[Start of Provided records]

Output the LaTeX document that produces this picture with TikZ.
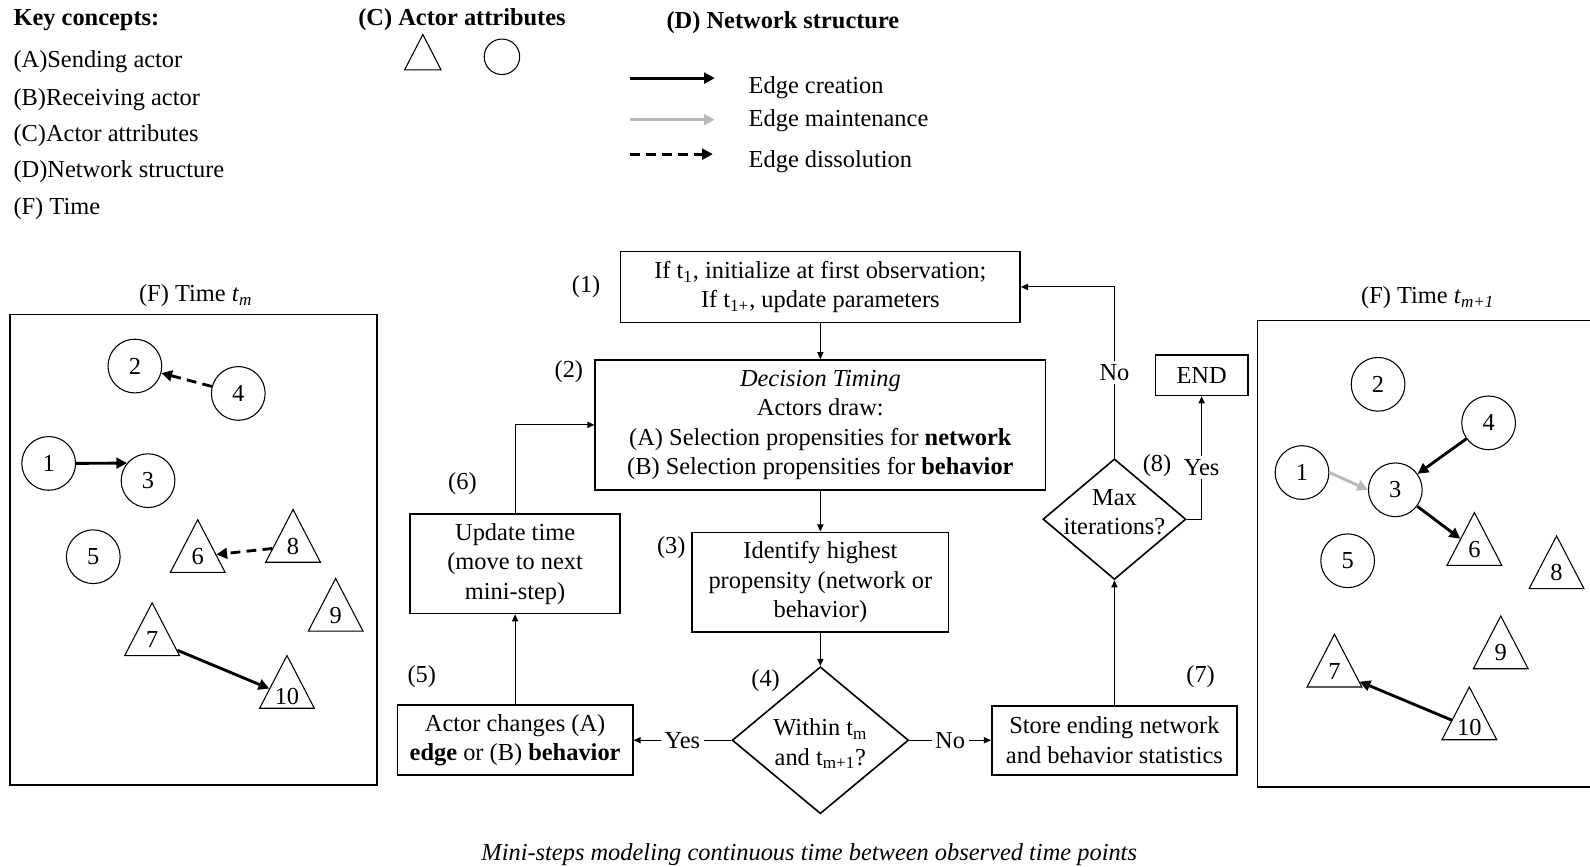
\documentclass[tikz,border=0pt]{standalone}
\usepackage{fontspec}
\setmainfont{Liberation Serif}
\usetikzlibrary{arrows.meta,shapes.geometric}

\begin{document}
\begin{tikzpicture}[x=0.02cm, y=-0.02cm,
  font=\fontsize{13.7}{16.5}\selectfont,
  keytext/.style={anchor=west, inner sep=0pt},
  actor/.style={circle, draw, line width=0.6pt, minimum size=1.06cm, inner sep=0pt},
  attr/.style={isosceles triangle, isosceles triangle apex angle=55, shape border rotate=90,
    isosceles triangle stretches, draw, line width=0.6pt, minimum width=1.08cm, minimum height=1.04cm, inner sep=0pt},
  stepbox/.style={rectangle, draw, line width=0.9pt, align=center, inner sep=2pt},
  decision/.style={diamond, draw, line width=0.9pt, align=center, inner sep=0pt},
  panel/.style={line width=0.9pt},
  flow/.style={-{Triangle[length=4pt,width=3.5pt]}, line width=0.55pt},
  create/.style={-{Triangle[length=6pt,width=6pt]}, line width=1.6pt},
  keep/.style={create, gray!55},
  dissolve/.style={create, dash pattern=on 5.5pt off 3.5pt},
  tag/.style={inner sep=0pt}]
\useasboundingbox (0,0) rectangle (1568,855);

% key concepts
\node[keytext] (keyhead) at (13,20) {\textbf{Key concepts:}};
\node[keytext] (keyA) at (13,61) {(A)Sending actor};
\node[keytext] (keyB) at (13,98) {(B)Receiving actor};
\node[keytext] (keyC) at (13,134) {(C)Actor attributes};
\node[keytext] (keyD) at (13,169) {(D)Network structure};
\node[keytext] (keyF) at (13,206) {(F) Time};

% actor attributes
\node[keytext] (attrhead) at (353,19) {\textbf{(C) Actor attributes}};
\node[attr, minimum width=0.72cm, minimum height=0.70cm] (attrtri) at (417,58) {};
\node[actor, minimum size=0.70cm] (attrcirc) at (495,56) {};

% network structure
\node[keytext] (nethead) at (657,22) {\textbf{(D) Network structure}};
\coordinate (cs) at (621,77);  \coordinate (ce) at (705,77);
\coordinate (ms) at (621,118); \coordinate (me) at (705,118);
\coordinate (ds) at (621,152); \coordinate (de) at (703,152);
\draw[create] (cs) -- (ce);
\draw[keep] (ms) -- (me);
\draw[dissolve] (ds) -- (de);
\node[keytext] (creation) at (738,86) {Edge creation};
\node[keytext] (maintenance) at (738,119) {Edge maintenance};
\node[keytext] (dissolution) at (738,159) {Edge dissolution};

% time t_m
\node (tmhead) at (193,292) {(F) Time \textit{t}\textsubscript{\textit{m}}};
\draw[panel] (10,310) rectangle (372,774);
\node[actor] (a1) at (48,457) {1};
\node[actor] (a2) at (133,361) {2};
\node[actor] (a3) at (146,474) {3};
\node[actor] (a4) at (235,388) {4};
\node[actor] (a5) at (92,549) {5};
\node[attr, anchor=south] (a6) at (195,565) {6};
\node[attr, anchor=south] (a7) at (150,647) {7};
\node[attr, anchor=south] (a8) at (289,555) {8};
\node[attr, anchor=south] (a9) at (331,623) {9};
\node[attr, anchor=south] (a10) at (283,699) {10};
\draw[create] (a1.east) -- (a3.140);
\draw[dissolve] (a4) -- (a2);
\draw[dissolve] (a8) -- (a6);
\draw[create] (a7) -- (a10);

% time t_m+1
\node (tnhead) at (1408,294) {(F) Time \textit{t}\textsubscript{\textit{m+1}}};
\draw[panel] (1575,316) -| (1240,776) -- (1575,776);
\node[actor] (b1) at (1284,466) {1};
\node[actor] (b2) at (1359,379) {2};
\node[actor] (b3) at (1376,483) {3};
\node[actor] (b4) at (1468,417) {4};
\node[actor] (b5) at (1329,553) {5};
\node[attr, anchor=south] (b6) at (1454,558) {6};
\node[attr, anchor=south] (b7) at (1316,678) {7};
\node[attr, anchor=south] (b8) at (1535,581) {8};
\node[attr, anchor=south] (b9) at (1480,660) {9};
\node[attr, anchor=south] (b10) at (1449,730) {10};
\draw[keep] (b1.east) -- (b3.west);
\draw[create] (b4) -- (b3);
\draw[create] (b3) -- (b6);
\draw[create] (b10) -- (b7);

% mini-step flow chart
\node[stepbox, minimum width=7.88cm, minimum height=1.40cm] (init) at (809,283)
  {If t\textsubscript{1}, initialize at first observation;\\ If t\textsubscript{1+}, update parameters};
\node[stepbox, minimum width=8.88cm, minimum height=2.56cm] (timing) at (809,419)
  {\textit{Decision Timing}\\ Actors draw:\\ (A) Selection propensities for \textbf{network}\\ (B) Selection propensities for \textbf{behavior}};
\node[stepbox, minimum width=5.06cm, minimum height=1.96cm] (highest) at (809,574)
  {Identify highest\\ propensity (network or\\ behavior)};
\node[decision, minimum width=3.48cm, minimum height=2.90cm,
  label={[align=center, yshift=-2pt]center:Within t\textsubscript{m}\\ and t\textsubscript{m+1}?}] (within) at (809,730) {};
\node[stepbox, minimum width=4.64cm, minimum height=1.38cm] (change) at (508,730)
  {Actor changes (A)\\ \textbf{edge} or (B) \textbf{behavior}};
\node[stepbox, minimum width=4.14cm, minimum height=1.96cm] (update) at (508,556)
  {Update time\\ (move to next\\ mini-step)};
\node[stepbox, minimum width=4.84cm, minimum height=1.36cm] (store) at (1099,730)
  {Store ending network\\ and behavior statistics};
\node[decision, minimum width=2.82cm, minimum height=2.38cm,
  label={[align=center, yshift=4pt]center:Max\\ iterations?}] (maxit) at (1099,512) {};
\node[stepbox, minimum width=1.82cm, minimum height=0.80cm] (end) at (1185,370) {END};

\node[tag] (s1) at (578,283) {(1)};
\node[tag] (s2) at (561,366) {(2)};
\node[tag] (s3) at (662,540) {(3)};
\node[tag] (s4) at (755,671) {(4)};
\node[tag] (s5) at (416,667) {(5)};
\node[tag] (s6) at (456,477) {(6)};
\node[tag] (s7) at (1184,667) {(7)};
\node[tag] (s8) at (1141,459) {(8)};

\draw[flow] (init) -- (timing);
\draw[flow] (timing) -- (highest);
\draw[flow] (highest) -- (within);
\draw[flow] (within) -- node[fill=white, inner sep=2pt] {Yes} (change);
\draw[flow] (within) -- node[fill=white, inner sep=2pt] {No} (store);
\draw[flow] (change) -- (update);
\draw[flow] (update.north) |- (timing.west);
\draw[flow] (store) -- (maxit);
\draw[flow] (maxit.north) -- node[fill=white, inner sep=2pt] {No} (maxit.north |- init.east) -- (init.east);
\draw[flow] (maxit.east) -| node[pos=0.71, fill=white, inner sep=2pt] {Yes} (end.south);

\node (caption) at (798,843) {\textit{Mini-steps modeling continuous time between observed time points}};
\end{tikzpicture}
\end{document}
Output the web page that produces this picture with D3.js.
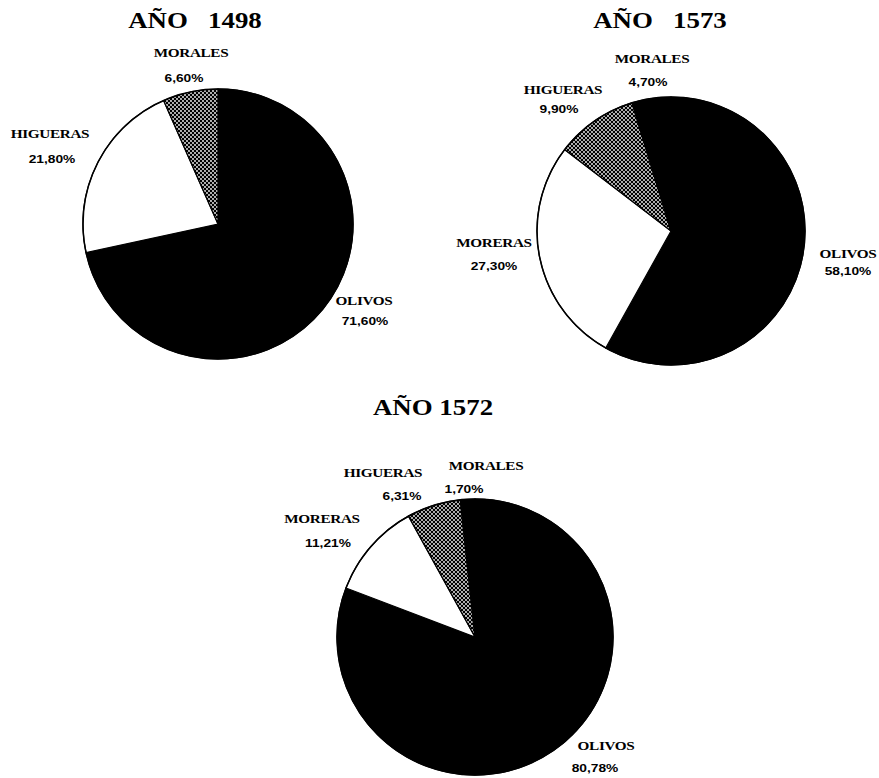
<!DOCTYPE html>
<html>
<head>
<meta charset="utf-8">
<script src="https://cdn.jsdelivr.net/npm/d3@7"></script>
<style>
  body { margin: 0; background: #fff; }
  svg { display: block; }
</style>
</head>
<body>
<div id="chart"></div>
<script>
// data
const categories1498 = ["OLIVOS", "HIGUERAS", "MORALES"];
const values1498 = [71.60, 21.80, 6.60];

const categories1573 = ["OLIVOS", "MORERAS", "HIGUERAS", "MORALES"];
const values1573 = [58.10, 27.30, 9.90, 4.70];

const categories1572 = ["OLIVOS", "MORERAS", "HIGUERAS", "MORALES"];
const values1572 = [80.78, 11.21, 6.31, 1.70];

const titles = ["AÑO   1498", "AÑO   1573", "AÑO 1572"];

const width = 879;
const height = 778;

// layout: centre, radius, title and label anchors for each pie
const layout = [
    {cx: 218, cy: 224, r: 135, title: [195, 28],
     names: [[364, 305], [50, 138], [191, 57]],
     pcts:  [[365, 325], [52, 163], [184, 82]]},
    {cx: 671, cy: 231, r: 134, title: [660, 28],
     names: [[848, 258], [494, 247], [563, 94], [652, 63]],
     pcts:  [[848, 275], [494, 270], [559, 113], [648, 86]]},
    {cx: 475, cy: 637, r: 138, title: [433, 415],
     names: [[606, 750], [322, 523], [383, 477], [486, 470]],
     pcts:  [[595, 772], [328, 547], [402, 500], [464, 493]]}
];

const charts = [
    {cats: categories1498, vals: values1498},
    {cats: categories1573, vals: values1573},
    {cats: categories1572, vals: values1572}
];

const fills = ["#000", "#fff", "url(#dots)", "#000"];
const fmtPct = (v) => d3.format(".2f")(v).replace(".", ",") + "%";

const svg = d3.select("#chart")
    .append("svg")
        .attr("width", width)
        .attr("height", height);

// dotted grey fill
const pat = svg.append("defs").append("pattern")
    .attr("id", "dots")
    .attr("patternUnits", "userSpaceOnUse")
    .attr("width", 4)
    .attr("height", 4);
pat.append("rect").attr("width", 4).attr("height", 4).attr("fill", "#000");
pat.append("circle").attr("cx", 1).attr("cy", 1).attr("r", 0.9).attr("fill", "#fff");
pat.append("circle").attr("cx", 3).attr("cy", 3).attr("r", 0.9).attr("fill", "#fff");

const pie = d3.pie().sort(null).value((d) => d);

charts.forEach((c, i) => {
    const L = layout[i];
    const arc = d3.arc().innerRadius(0).outerRadius(L.r);

    const g = svg.append("g")
        .attr("transform", `translate(${L.cx},${L.cy})`);

    g.selectAll("path")
        .data(pie(c.vals))
        .join("path")
            .attr("d", arc)
            .attr("fill", (d, j) => fills[j])
            .attr("stroke", "#000")
            .attr("stroke-width", 1.2);

    g.append("circle")
        .attr("r", L.r)
        .attr("fill", "none")
        .attr("stroke", "#000")
        .attr("stroke-width", 1.5);

    // title
    svg.append("g")
        .attr("transform", `translate(${L.title[0]},${L.title[1]}) scale(1.12,1)`)
      .append("text")
        .attr("text-anchor", "middle")
        .style("white-space", "pre")
        .attr("font-family", "Liberation Serif, Times New Roman, serif")
        .attr("font-weight", "bold")
        .attr("font-size", 24)
        .text(titles[i]);

    // labels
    c.cats.forEach((name, j) => {
        svg.append("g")
            .attr("transform", `translate(${L.names[j][0]},${L.names[j][1]}) scale(1.22,1)`)
          .append("text")
            .attr("text-anchor", "middle")
            .attr("font-family", "Liberation Serif, Times New Roman, serif")
            .attr("font-weight", "bold")
            .attr("font-size", 12.5)
            .attr("letter-spacing", -0.3)
            .text(name);
        svg.append("g")
            .attr("transform", `translate(${L.pcts[j][0]},${L.pcts[j][1]}) scale(1.25,1)`)
          .append("text")
            .attr("text-anchor", "middle")
            .attr("font-family", "Liberation Sans, Arial, sans-serif")
            .attr("font-weight", "bold")
            .attr("font-size", 11)
            .text(fmtPct(c.vals[j]));
    });
});
</script>
</body>
</html>
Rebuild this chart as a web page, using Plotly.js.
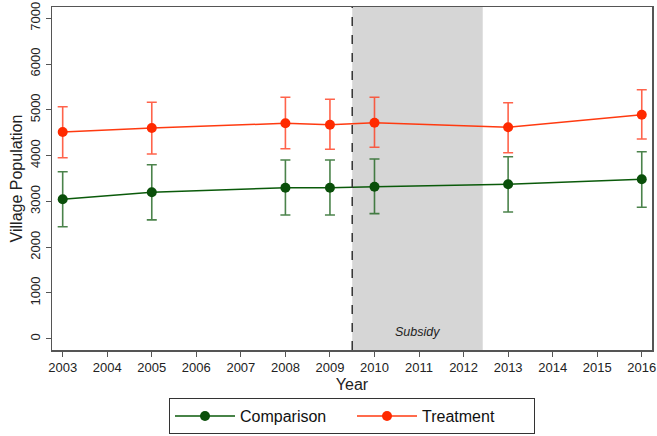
<!DOCTYPE html>
<html>
<head>
<meta charset="utf-8">
<script src="https://cdn.plot.ly/plotly-3.0.1.min.js"></script>
<style>html,body{margin:0;padding:0;background:#fff;}#chart{width:657px;height:436px;}</style>
</head>
<body>
<div id="chart"></div>
<script>
const years = [2003, 2005, 2008, 2009, 2010, 2013, 2016];
const treatment = [4515, 4603, 4705, 4675, 4718, 4618, 4893];
const treatmentUpper = [5068, 5164, 5273, 5229, 5273, 5155, 5439];
const treatmentLower = [3954, 4035, 4151, 4138, 4181, 4063, 4362];
const comparison = [3046, 3199, 3299, 3299, 3321, 3373, 3483];
const comparisonUpper = [3648, 3801, 3904, 3904, 3926, 3974, 4083];
const comparisonLower = [2448, 2597, 2703, 2703, 2732, 2769, 2871];
const xTicks = [2003, 2004, 2005, 2006, 2007, 2008, 2009, 2010, 2011, 2012, 2013, 2014, 2015, 2016];
const yTicks = [0, 1000, 2000, 3000, 4000, 5000, 6000, 7000];
const subsidyStart = 2009.5;
const subsidyEnd = 2012.43;

const plus = (u, v) => u.map((a, i) => a - v[i]);
const minus = (l, v) => v.map((a, i) => a - l[i]);

const traces = [
  {
    x: years, y: comparison, name: 'Comparison', type: 'scatter', mode: 'lines+markers',
    line: {color: '#0a5a0a', width: 1.5},
    marker: {color: '#0a4f0a', size: 10},
    error_y: {type: 'data', symmetric: false, array: plus(comparisonUpper, comparison),
      arrayminus: minus(comparisonLower, comparison), color: 'rgba(30,100,30,0.8)', thickness: 1.6, width: 5}
  },
  {
    x: years, y: treatment, name: 'Treatment', type: 'scatter', mode: 'lines+markers',
    line: {color: '#ff3a10', width: 1.5},
    marker: {color: '#ff2a00', size: 10},
    error_y: {type: 'data', symmetric: false, array: plus(treatmentUpper, treatment),
      arrayminus: minus(treatmentLower, treatment), color: 'rgba(255,60,30,0.8)', thickness: 1.6, width: 5}
  }
];

const layout = {
  width: 657, height: 436,
  margin: {l: 52, r: 5, t: 7, b: 86, autoexpand: false},
  paper_bgcolor: '#fff', plot_bgcolor: '#fff',
  font: {family: 'Liberation Sans, Arial, sans-serif', color: '#222'},
  showlegend: true,
  legend: {
    orientation: 'h', x: 0.5, xanchor: 'center', y: -0.245, yanchor: 'bottom',
    bordercolor: '#333', borderwidth: 1, font: {size: 16, color: '#111'},
    itemwidth: 60, tracegroupgap: 0, entrywidth: 107, entrywidthmode: 'pixels'
  },
  xaxis: {
    range: [2002.76, 2016.23], tickvals: xTicks, ticktext: xTicks.map(String),
    showgrid: false, zeroline: false, showline: true, linecolor: '#555', linewidth: 1.5, mirror: true,
    ticks: 'outside', ticklen: 5, tickcolor: '#555', tickfont: {size: 13, color: '#222'},
    title: {text: 'Year', font: {size: 16, color: '#222'}, standoff: 4}
  },
  yaxis: {
    range: [-245, 7245], tickvals: yTicks, ticktext: yTicks.map(String), tickangle: -90,
    showgrid: false, zeroline: false, showline: true, linecolor: '#555', linewidth: 1.5, mirror: true,
    ticks: 'outside', ticklen: 5, tickcolor: '#555', tickfont: {size: 13, color: '#222'},
    title: {text: 'Village Population', font: {size: 16, color: '#222'}, standoff: 1}
  },
  shapes: [
    {type: 'rect', xref: 'x', yref: 'paper', x0: subsidyStart, x1: subsidyEnd, y0: 0, y1: 1,
      fillcolor: '#d6d6d6', line: {width: 0}, layer: 'below'},
    {type: 'line', xref: 'x', yref: 'paper', x0: subsidyStart, x1: subsidyStart, y0: 0, y1: 1,
      line: {color: '#333', width: 1.5, dash: 'dash'}, layer: 'above'}
  ],
  annotations: [
    {x: (subsidyStart + subsidyEnd) / 2, y: 155, xref: 'x', yref: 'y', text: 'Subsidy', showarrow: false,
      font: {size: 12.5, color: '#222', family: 'Liberation Sans, Arial, sans-serif', style: 'italic'}}
  ]
};

Plotly.newPlot('chart', traces, layout, {displayModeBar: false, staticPlot: true});
</script>
</body>
</html>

[End of Provided records]

What is being asked => Leave out the pictures and quote exactly the lines from the one where "Rebuild this chart" appears to the one where "const minus = (l, v)" appears, both ends counted.

Exercise output =>
Rebuild this chart as a web page, using Plotly.js.
<!DOCTYPE html>
<html>
<head>
<meta charset="utf-8">
<script src="https://cdn.plot.ly/plotly-3.0.1.min.js"></script>
<style>html,body{margin:0;padding:0;background:#fff;}#chart{width:657px;height:436px;}</style>
</head>
<body>
<div id="chart"></div>
<script>
const years = [2003, 2005, 2008, 2009, 2010, 2013, 2016];
const treatment = [4515, 4603, 4705, 4675, 4718, 4618, 4893];
const treatmentUpper = [5068, 5164, 5273, 5229, 5273, 5155, 5439];
const treatmentLower = [3954, 4035, 4151, 4138, 4181, 4063, 4362];
const comparison = [3046, 3199, 3299, 3299, 3321, 3373, 3483];
const comparisonUpper = [3648, 3801, 3904, 3904, 3926, 3974, 4083];
const comparisonLower = [2448, 2597, 2703, 2703, 2732, 2769, 2871];
const xTicks = [2003, 2004, 2005, 2006, 2007, 2008, 2009, 2010, 2011, 2012, 2013, 2014, 2015, 2016];
const yTicks = [0, 1000, 2000, 3000, 4000, 5000, 6000, 7000];
const subsidyStart = 2009.5;
const subsidyEnd = 2012.43;

const plus = (u, v) => u.map((a, i) => a - v[i]);
const minus = (l, v) => v.map((a, i) => a - l[i]);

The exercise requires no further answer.